**Instructions for the task**: Exclude the pictures, then copy word for word the lines running from the beginning of the records through the line with "ax.axhline(yy, color='#3a3a3a', lw=1.2, zorder=1)".

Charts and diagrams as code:
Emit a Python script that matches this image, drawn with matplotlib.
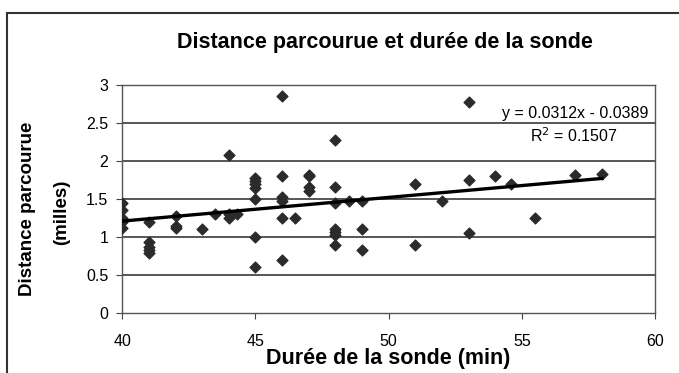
import matplotlib
matplotlib.use("Agg")
import matplotlib.pyplot as plt
from matplotlib.patches import Rectangle

plt.rcParams['font.family'] = ['Liberation Sans', 'DejaVu Sans']

# durée de la sonde (min) et distance parcourue (milles)
duree = [40, 40, 40, 40, 40,
         41, 41, 41, 41, 41,
         42, 42, 42,
         43, 43.5, 44, 44, 44, 44.3,
         45, 45, 45, 45, 45, 45, 45,
         46, 46, 46, 46, 46, 46,
         46.5,
         47, 47, 47, 47,
         48, 48, 48, 48, 48, 48, 48,
         48.5,
         49, 49, 49,
         51, 51, 52,
         53, 53, 53,
         54, 54.6, 55.5, 57, 58]
distance = [1.45, 1.35, 1.25, 1.2, 1.12,
            1.2, 0.93, 0.87, 0.83, 0.79,
            1.28, 1.15, 1.12,
            1.1, 1.3, 2.08, 1.25, 1.3, 1.3,
            1.78, 1.74, 1.7, 1.65, 1.5, 1.0, 0.6,
            2.85, 1.8, 1.52, 1.48, 1.25, 0.7,
            1.25,
            1.82, 1.8, 1.66, 1.6,
            2.28, 1.66, 1.45, 1.1, 1.07, 1.03, 0.9,
            1.48,
            1.48, 1.1, 0.83,
            1.7, 0.9, 1.48,
            2.78, 1.75, 1.05,
            1.8, 1.7, 1.25, 1.81, 1.83]

# tendance linéaire
pente = 0.0312
origine = -0.0389
r2 = 0.1507
x_tendance = [40, 58]

fig = plt.figure(figsize=(6.79, 3.73), dpi=100)
ax = fig.add_axes([0.18, 0.161, 0.785, 0.611])

for yy in [0.5, 1, 1.5, 2, 2.5, 3]:
    ax.axhline(yy, color='#3a3a3a', lw=1.2, zorder=1)

ax.scatter(duree, distance, marker='D', s=30, color='#2b2b2b', zorder=3)
ax.plot(x_tendance, [pente * v + origine for v in x_tendance],
        color='black', lw=2.4, zorder=4)

ax.set_xlim(40, 60)
ax.set_ylim(0, 3)
ax.set_xticks([40, 45, 50, 55, 60])
ax.set_yticks([0, 0.5, 1, 1.5, 2, 2.5, 3])
ax.set_yticklabels(['0', '0.5', '1', '1.5', '2', '2.5', '3'])
ax.tick_params(labelsize=11.5, length=4, color='#444444')
ax.tick_params(axis='x', pad=11)
ax.tick_params(axis='y', pad=6)
for s in ax.spines.values():
    s.set_color('#555555')
    s.set_linewidth(1.0)

ax.text(59.75, 2.63, 'y = 0.0312x - 0.0389', ha='right', va='center', fontsize=11.5)
ax.text(58.6, 2.33, f'R$^2$ = {r2}', ha='right', va='center', fontsize=11.5)

fig.text(0.572, 0.04, 'Durée de la sonde (min)', ha='center', va='center',
         fontsize=15.5, fontweight='bold')
fig.text(0.041, 0.44, 'Distance parcourue', ha='center', va='center',
         rotation=90, fontsize=13.5, fontweight='bold')
fig.text(0.091, 0.43, '(milles)', ha='center', va='center',
         rotation=90, fontsize=13.5, fontweight='bold')
fig.text(0.567, 0.887, 'Distance parcourue et durée de la sonde', ha='center',
         va='center', fontsize=15.5, fontweight='bold')

fig.patches.append(Rectangle((0.01, -0.05), 1.0, 1.015, transform=fig.transFigure,
                             fill=False, edgecolor='#333333', lw=1.5))

fig.savefig('out.png', dpi=100)
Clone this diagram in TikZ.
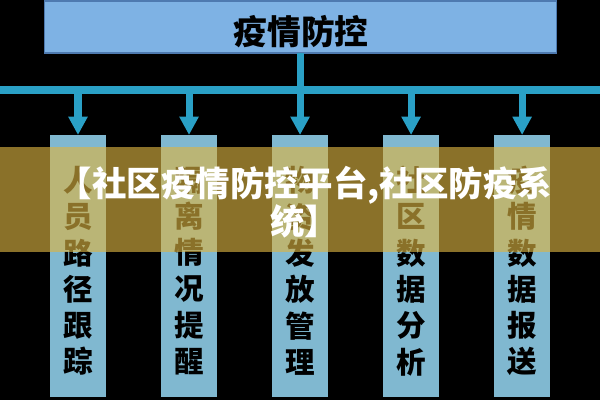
\documentclass[tikz,border=0pt]{standalone}
\usepackage{fontspec}
\usepackage{tikz}
\usetikzlibrary{positioning,arrows.meta}
\newfontfamily\cjk{Noto Sans CJK SC}[BoldFont={Noto Sans CJK SC Black}]
\definecolor{topblue}{RGB}{126,178,228}
\definecolor{topedge}{RGB}{78,122,176}
\definecolor{linkteal}{RGB}{42,160,198}
\definecolor{colblue}{RGB}{128,184,208}
\definecolor{bandgold}{RGB}{220,180,66}

\begin{document}
\begin{tikzpicture}[x=0.025cm, y=-0.025cm, every node/.style={font=\cjk\bfseries}]
  \tikzstyle{col}=[fill=colblue, minimum width=1.4cm, minimum height=6.55cm, inner sep=0pt, outer sep=0pt]
  \tikzstyle{coltext}=[align=center, inner sep=0pt, font=\cjk\bfseries\fontsize{21}{25.8}\selectfont]
  \tikzstyle{link}=[linkteal, line width=5pt]
  \fill[black] (0,0) rectangle (600,400);
  \useasboundingbox (0,0) rectangle (600,400);
  % top box
  \node[draw=topedge, line width=0.8pt, fill=topblue, minimum width=12.775cm, minimum height=1.3cm, outer sep=0pt] (top) at (300.5,27) {};
  \node[inner sep=0pt, font=\cjk\bfseries\fontsize{24}{24}\selectfont] (title) at (301,32) {疫情防控};
  % columns
  \node[col] (b1) at (78,266) {};
  \node[col, right=1.375cm of b1] (b2) {};
  \node[col, right=1.375cm of b2] (b3) {};
  \node[col, right=1.375cm of b3] (b4) {};
  \node[col, right=1.375cm of b4] (b5) {};
  \node[coltext] (t1) at (b1 |- 0,271) {人\\员\\路\\径\\跟\\踪};
  \node[coltext] (t2) at (b2 |- 0,271) {隔\\离\\情\\况\\提\\醒};
  \node[coltext] (t3) at (b3 |- 0,271) {物\\资\\发\\放\\管\\理};
  \node[coltext] (t4) at (b4 |- 0,271) {社\\区\\数\\据\\分\\析};
  \node[coltext] (t5) at (b5 |- 0,271) {疫\\情\\数\\据\\报\\送};
  % connectors
  \coordinate (barL) at (0,90);
  \coordinate (barR) at (600,90);
  \draw[link] (top.south) -- (top.south |- barL);
  \draw[link] (barL) -- (barR);
  \foreach \i in {1,...,5}
    \draw[link, -{Triangle[width=13pt,length=13pt]}] (b\i.north |- barL) -- (b\i.north);
  % banner
  \fill[bandgold, opacity=0.63] (0,147) rectangle (600,252);
  \node[white, align=center, inner sep=0pt, font=\cjk\bfseries\fontsize{24.5}{27}\selectfont] (banner) at (305,202) {【社区疫情防控平台,社区防疫系\\统】};
\end{tikzpicture}
\end{document}
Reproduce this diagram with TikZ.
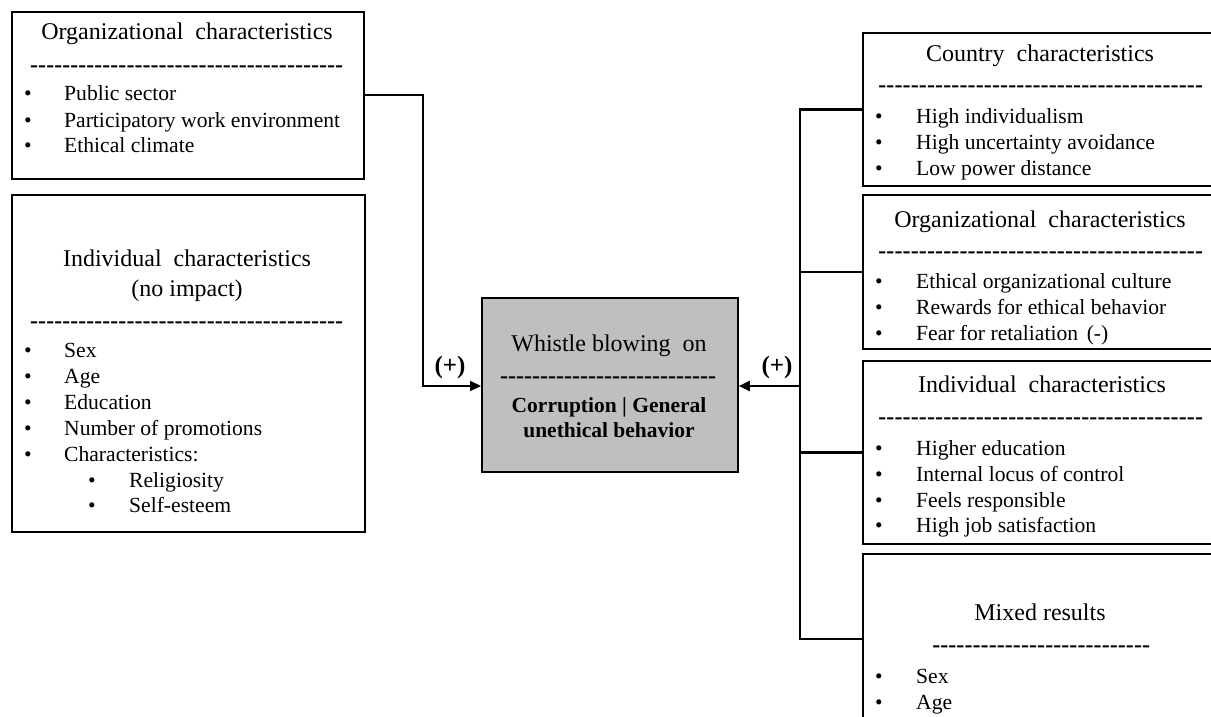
\documentclass[tikz,border=0pt]{standalone}
\usepackage{fontspec}
\setmainfont{Liberation Serif}
\usetikzlibrary{arrows.meta}

% a row of hyphens stretched to a given width
\newcommand\dashfill[1]{\hbox to #1{\xleaders\hbox{-}\hfill}}
% bullet + item text: name, bullet x, text x, baseline y, text
\newcommand\bulletrow[5]{%
  \node[bul] (#1b) at (#2,#4) {\textbullet};
  \node[itm] (#1) at (#3,#4) {#5};}

\begin{document}
\begin{tikzpicture}[x=1pt,y=-1pt,
  box/.style={draw=black, line width=1.8pt, inner sep=0pt, anchor=north west},
  itm/.style={anchor=base west, inner sep=0pt, font=\fontsize{21.6}{26}\selectfont},
  bul/.style={anchor=base, inner sep=0pt, font=\fontsize{21.6}{26}\selectfont},
  ttl/.style={anchor=base, inner sep=0pt, font=\fontsize{24}{29}\selectfont},
  dsh/.style={anchor=base west, inner sep=0pt, font=\fontsize{24}{29}\selectfont\bfseries},
  bld/.style={anchor=base, inner sep=0pt, font=\fontsize{21.5}{26}\selectfont\bfseries},
  sgn/.style={anchor=base, inner sep=0pt, font=\fontsize{25}{30}\selectfont\bfseries},
  conn/.style={draw=black, line width=2.2pt},
  tip/.style={-{Triangle[length=11pt,width=10pt]}}
]
\clip (0,0) rectangle (1211,717);
\fill[white] (0,0) rectangle (1211,717);

% ---------- boxes ----------
\node[box, minimum width=352pt, minimum height=167pt] (orgL) at (11,11) {};
\node[box, minimum width=353pt, minimum height=337pt] (indL) at (11,194) {};
\node[box, fill=black!25, minimum width=256pt, minimum height=174pt] (wb) at (481,297) {};
\node[box, minimum width=356pt, minimum height=153pt] (country) at (862,32) {};
\node[box, minimum width=356pt, minimum height=154pt] (orgR) at (862,194) {};
\node[box, minimum width=356pt, minimum height=183pt] (indR) at (862,360) {};
\node[box, minimum width=356pt, minimum height=170pt] (mixed) at (862,553) {};

% ---------- left: organizational characteristics ----------
\node[ttl] (orgLt) at (187,40) {Organizational\hspace{0.25em} characteristics};
\node[dsh] (orgLd) at (30,72.3) {\dashfill{313pt}};
\bulletrow{orgLa}{28}{64}{101}{Public sector}
\bulletrow{orgLb}{28}{64}{127}{Participatory work environment}
\bulletrow{orgLc}{28}{64}{152}{Ethical climate}

% ---------- left: individual characteristics ----------
\node[ttl] (indLt) at (187,266) {Individual\hspace{0.25em} characteristics};
\node[ttl] (indLs) at (187,296) {(no impact)};
\node[dsh] (indLd) at (30,328.3) {\dashfill{313pt}};
\bulletrow{indLa}{28}{64}{357}{Sex}
\bulletrow{indLb}{28}{64}{383}{Age}
\bulletrow{indLc}{28}{64}{409}{Education}
\bulletrow{indLe}{28}{64}{435}{Number of promotions}
\bulletrow{indLf}{28}{64}{461}{Characteristics:}
\bulletrow{indLg}{92}{129}{487}{Religiosity}
\bulletrow{indLh}{92}{129}{512}{Self-esteem}

% ---------- centre ----------
\node[ttl] (wbt) at (609,351) {Whistle blowing\hspace{0.25em} on};
\node[dsh] (wbd) at (500,383.3) {\dashfill{216pt}};
\node[bld] (wba) at (609,412) {Corruption | General};
\node[bld] (wbb) at (609,437) {unethical behavior};

% ---------- right: country ----------
\node[ttl] (countryt) at (1040,62) {Country\hspace{0.25em} characteristics};
\node[dsh] (countryd) at (878,92.3) {\dashfill{325pt}};
\bulletrow{countrya}{879}{916}{123}{High individualism}
\bulletrow{countryb}{879}{916}{149}{High uncertainty avoidance}
\bulletrow{countryc}{879}{916}{175}{Low power distance}

% ---------- right: organizational ----------
\node[ttl] (orgRt) at (1040,227) {Organizational\hspace{0.25em} characteristics};
\node[dsh] (orgRd) at (878,258.3) {\dashfill{325pt}};
\bulletrow{orgRa}{879}{916}{288}{Ethical organizational culture}
\bulletrow{orgRb}{879}{916}{314}{Rewards for ethical behavior}
\bulletrow{orgRc}{879}{916}{340}{Fear for retaliation\hspace{0.15em} (-)}

% ---------- right: individual ----------
\node[ttl] (indRt) at (1042,392) {Individual\hspace{0.25em} characteristics};
\node[dsh] (indRd) at (878,424.3) {\dashfill{325pt}};
\bulletrow{indRa}{879}{916}{455}{Higher education}
\bulletrow{indRb}{879}{916}{481}{Internal locus of control}
\bulletrow{indRc}{879}{916}{507}{Feels responsible}
\bulletrow{indRe}{879}{916}{532}{High job satisfaction}

% ---------- right: mixed ----------
\node[ttl] (mixedt) at (1040,620) {Mixed results};
\node[dsh] (mixedd) at (932,652.3) {\dashfill{218pt}};
\bulletrow{mixeda}{879}{916}{683}{Sex}
\bulletrow{mixedb}{879}{916}{709}{Age}

% ---------- connectors ----------
\coordinate (lhub) at (423,386);
\coordinate (rhub) at (800,386);
\draw[conn, tip] (orgL.east) -| (lhub) -- (lhub -| wb.west);
\draw[conn] (country.west) -- (country.west -| rhub) -- (mixed.west -| rhub) -- (mixed.west);
\draw[conn] (orgR.west) -- (orgR.west -| rhub);
\draw[conn] (indR.west) -- (indR.west -| rhub);
\draw[conn, tip] (rhub) -- (rhub -| wb.east);

\node[sgn] (plusL) at (450,373) {(+)};
\node[sgn] (plusR) at (777,373) {(+)};
\end{tikzpicture}
\end{document}
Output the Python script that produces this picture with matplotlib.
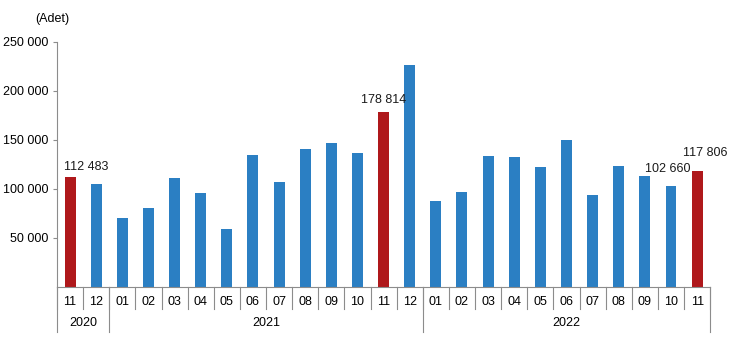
import matplotlib.pyplot as plt
import matplotlib.transforms as mtransforms

plt.rcParams['font.family'] = ['Liberation Sans', 'DejaVu Sans']

# data
months = ['11', '12',
          '01', '02', '03', '04', '05', '06', '07', '08', '09', '10', '11', '12',
          '01', '02', '03', '04', '05', '06', '07', '08', '09', '10', '11']
years = ['2020', '2021', '2022']
year_counts = [2, 12, 11]
values = [112483, 105000,
          70400, 80600, 111200, 95900, 59200, 134600, 107100, 140800, 146900, 136700, 178814, 226400,
          87700, 96900, 133600, 132600, 122400, 149900, 93800, 123400, 113200, 102660, 117806]
highlight = [0, 12, 24]
labelled = [0, 12, 23, 24]

blue = '#2B7FC3'
red = '#AF181B'
grey = '#8C8C8C'
fs = 9

fig = plt.figure(figsize=(7.29, 3.61), dpi=100)
ax = fig.add_axes([0.0782, 0.205, 0.896, 0.679])

x = list(range(len(values)))
colors = [red if i in highlight else blue for i in x]
ax.bar(x, values, width=0.42, color=colors, zorder=2)

# value labels (offsets in pixels, tuned by eye)
offsets = {0: (16, 10), 12: (0, 12), 23: (-3, 17), 24: (8, 18)}
for i in labelled:
    txt = f'{values[i]:,}'.replace(',', ' ')
    dx, dy = offsets[i]
    ax.annotate(txt, (i, values[i]), xytext=(dx, dy), textcoords='offset pixels',
                ha='center', va='center', fontsize=fs, color='#1a1a1a')

ax.set_xlim(-0.5, len(values) - 0.5)
ax.set_ylim(0, 250000)
yt = [50000, 100000, 150000, 200000, 250000]
ax.set_yticks(yt)
ax.set_yticklabels([f'{v:,}'.replace(',', ' ') for v in yt], fontsize=fs)
ax.tick_params(axis='y', length=3, color=grey, pad=3)
ax.set_xticks([])

for s in ['top', 'right']:
    ax.spines[s].set_visible(False)
ax.spines['left'].set_color(grey)
ax.spines['bottom'].set_color(grey)

# month labels and separators under the axis
trans = mtransforms.blended_transform_factory(ax.transData, ax.transAxes)
for i, m in enumerate(months):
    ax.text(i, -0.062, m, transform=trans, ha='center', va='center', fontsize=fs)
for i in range(len(months) + 1):
    ax.plot([i - 0.5, i - 0.5], [0, -0.09], transform=trans, color=grey,
            lw=0.8, clip_on=False)

# year labels and longer separators
start = 0
for yr, n in zip(years, year_counts):
    ax.plot([start - 0.5, start - 0.5], [0, -0.184], transform=trans, color=grey,
            lw=0.8, clip_on=False)
    ax.text(start - 0.5 + n / 2, -0.148, yr, transform=trans, ha='center', va='center',
            fontsize=fs)
    start += n
ax.plot([start - 0.5, start - 0.5], [0, -0.184], transform=trans, color=grey,
        lw=0.8, clip_on=False)

fig.text(0.048, 0.947, '(Adet)', fontsize=fs, va='center')

fig.savefig('out.png', dpi=100)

**Response to this task**:
Emit a Python script that matches this image, drawn with matplotlib.
import matplotlib
matplotlib.use("Agg")
import matplotlib.pyplot as plt
from matplotlib.patches import Rectangle

plt.rcParams['font.family'] = ['Liberation Sans', 'DejaVu Sans']

# durée de la sonde (min) et distance parcourue (milles)
duree = [40, 40, 40, 40, 40,
         41, 41, 41, 41, 41,
         42, 42, 42,
         43, 43.5, 44, 44, 44, 44.3,
         45, 45, 45, 45, 45, 45, 45,
         46, 46, 46, 46, 46, 46,
         46.5,
         47, 47, 47, 47,
         48, 48, 48, 48, 48, 48, 48,
         48.5,
         49, 49, 49,
         51, 51, 52,
         53, 53, 53,
         54, 54.6, 55.5, 57, 58]
distance = [1.45, 1.35, 1.25, 1.2, 1.12,
            1.2, 0.93, 0.87, 0.83, 0.79,
            1.28, 1.15, 1.12,
            1.1, 1.3, 2.08, 1.25, 1.3, 1.3,
            1.78, 1.74, 1.7, 1.65, 1.5, 1.0, 0.6,
            2.85, 1.8, 1.52, 1.48, 1.25, 0.7,
            1.25,
            1.82, 1.8, 1.66, 1.6,
            2.28, 1.66, 1.45, 1.1, 1.07, 1.03, 0.9,
            1.48,
            1.48, 1.1, 0.83,
            1.7, 0.9, 1.48,
            2.78, 1.75, 1.05,
            1.8, 1.7, 1.25, 1.81, 1.83]

# tendance linéaire
pente = 0.0312
origine = -0.0389
r2 = 0.1507
x_tendance = [40, 58]

fig = plt.figure(figsize=(6.79, 3.73), dpi=100)
ax = fig.add_axes([0.18, 0.161, 0.785, 0.611])

for yy in [0.5, 1, 1.5, 2, 2.5, 3]:
    ax.axhline(yy, color='#3a3a3a', lw=1.2, zorder=1)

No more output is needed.